There is nothing for it but to go, and by our going take the vows the pilgrim takes:
to be faithful to the next step; to rely on more than the map; to heed the signposts of intuition and dream; to follow the star that only you will recognize;
to keep an open eye for the wonders that attend the path; to press on beyond distractions, beyond fatigue, beyond what would tempt you from the way.
There are vows that only you will know: the secret promises for your particular path and the new ones you will need to make when the road is revealed by turns you could not have foreseen.

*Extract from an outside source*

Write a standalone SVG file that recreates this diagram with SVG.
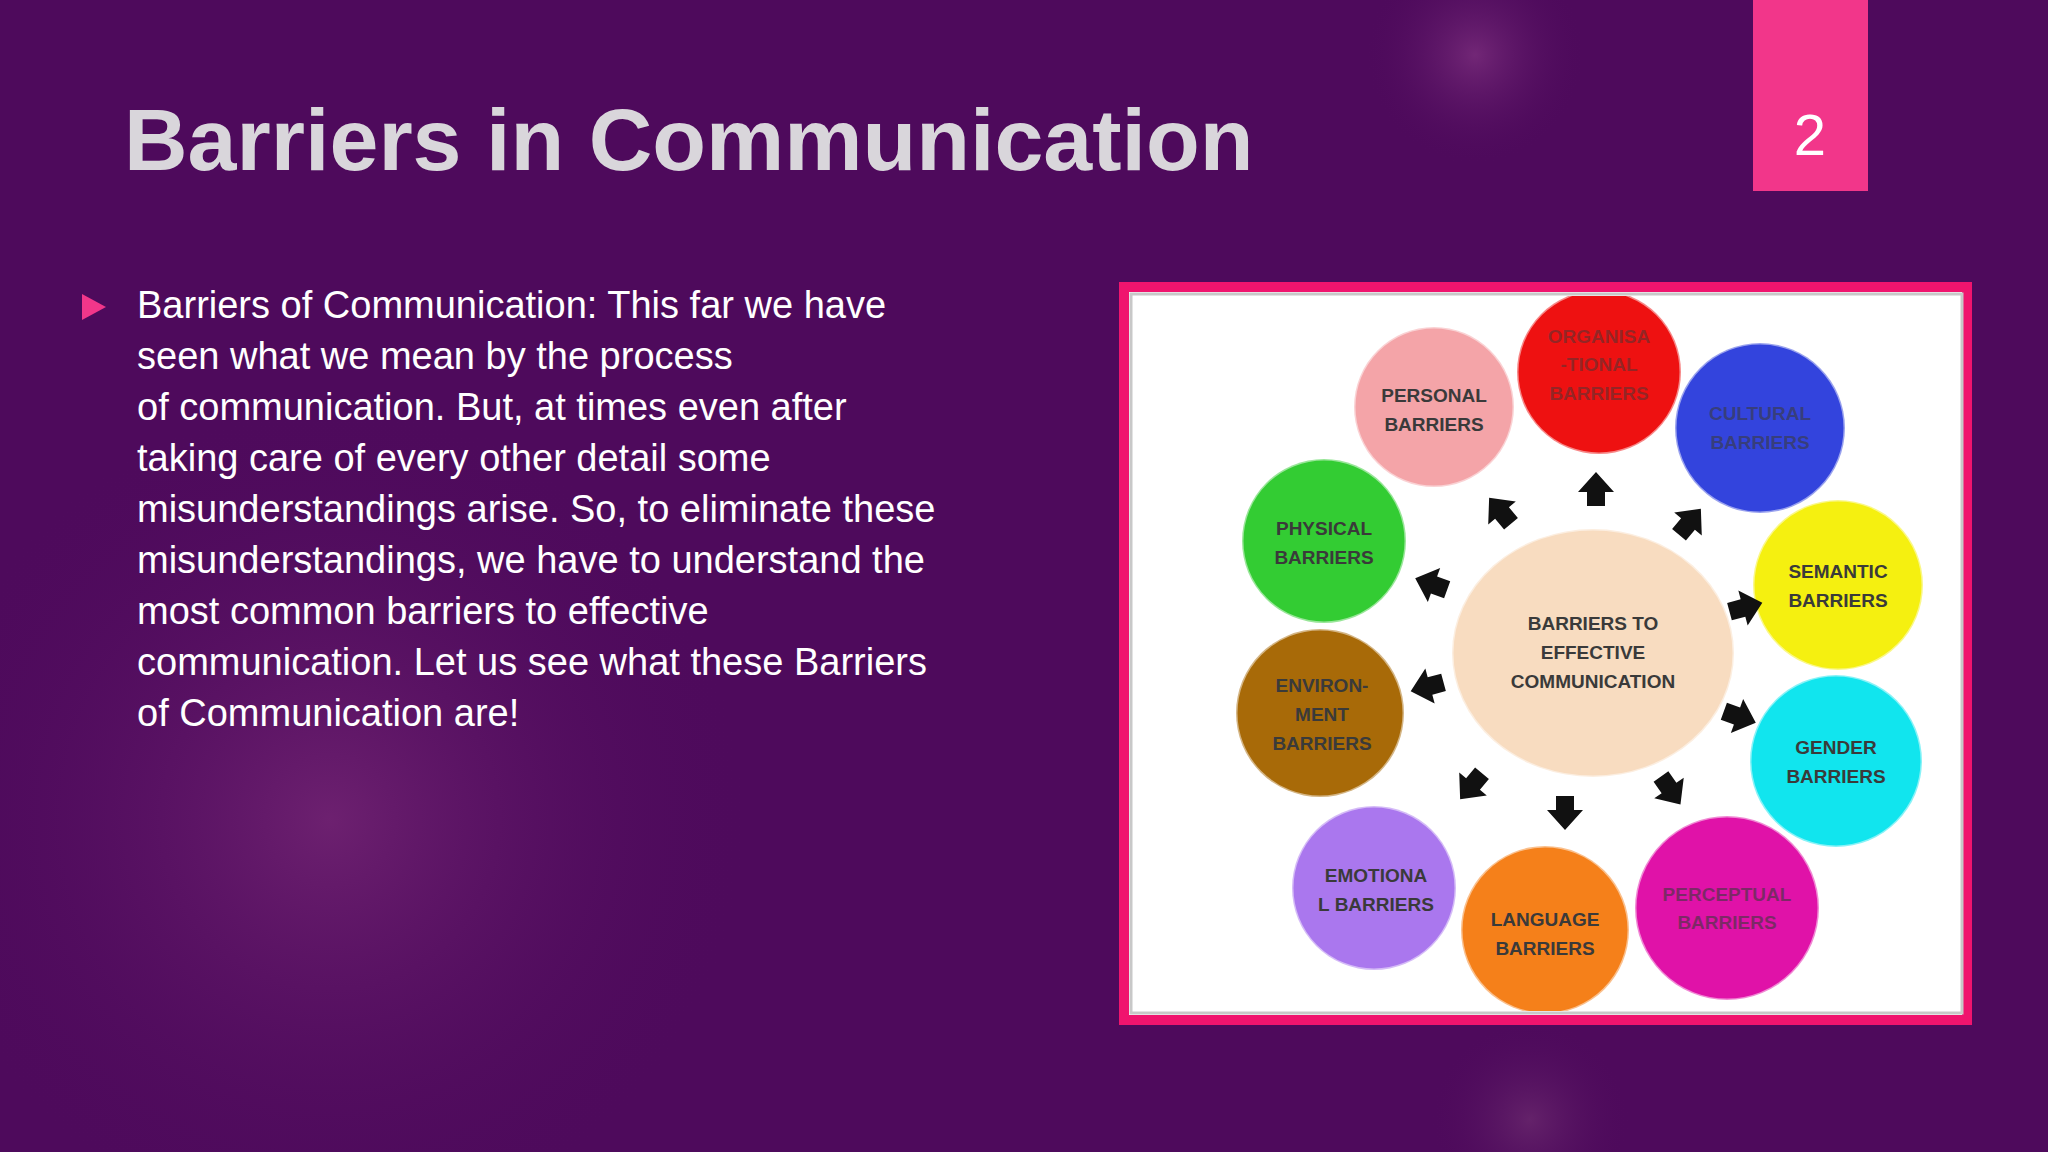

Keep them, break them, make them again; each promise becomes part of the path, each choice creates the road that will take you to the place where at last you will kneel to offer the gift most needed – the gift that only you can give – before turning to go home by another way.
Practice
A pilgrimage often begins with an intention to embark on a sacred journey of spiritual significance. Is there an intention that might support your pilgrimage-in-place in this season? Consider developing a morning ritual and/or constructing a sacred space in your home to remind you of your intention. Throughout the day, notice moments when you experience a sense of discomfort or disorientation. How might they become occasions to discover your own unfolding transformation?
Prayer
Loving God, Your desire is for our wholeness and well being. We hold in tenderness and prayer the collective suffering of our world at this time. We grieve precious lives lost and vulnerable lives threatened. We ache for ourselves and our neighbors, standing before an uncertain future. We pray: may love, not fear, go viral. Inspire our leaders to discern and choose wisely, aligned with the common good. Help us to practice physical distancing and reveal to us new and creative ways to come together in spirit and in solidarity. Call us to profound trust in your faithful presence, You, the God who does not abandon. - from Jesuit Resource
*Tickle, Phyllis. 2010. “Foreword.” In Foster, Charles. The Sacred Journey: The Ancient Practices. Nashville, TN: Thomas Nelson Publisher.
†Miles, Margaret R. 2005. The Word Made Flesh: A History of Christian Thought. Malden, MA: Blackwell Publishing, p. 156.
‡ Rohr, Richard. 2011. Falling Upward: A Spirituality for the Two Halves of Life. San Francisco, CA: Jossey Bass.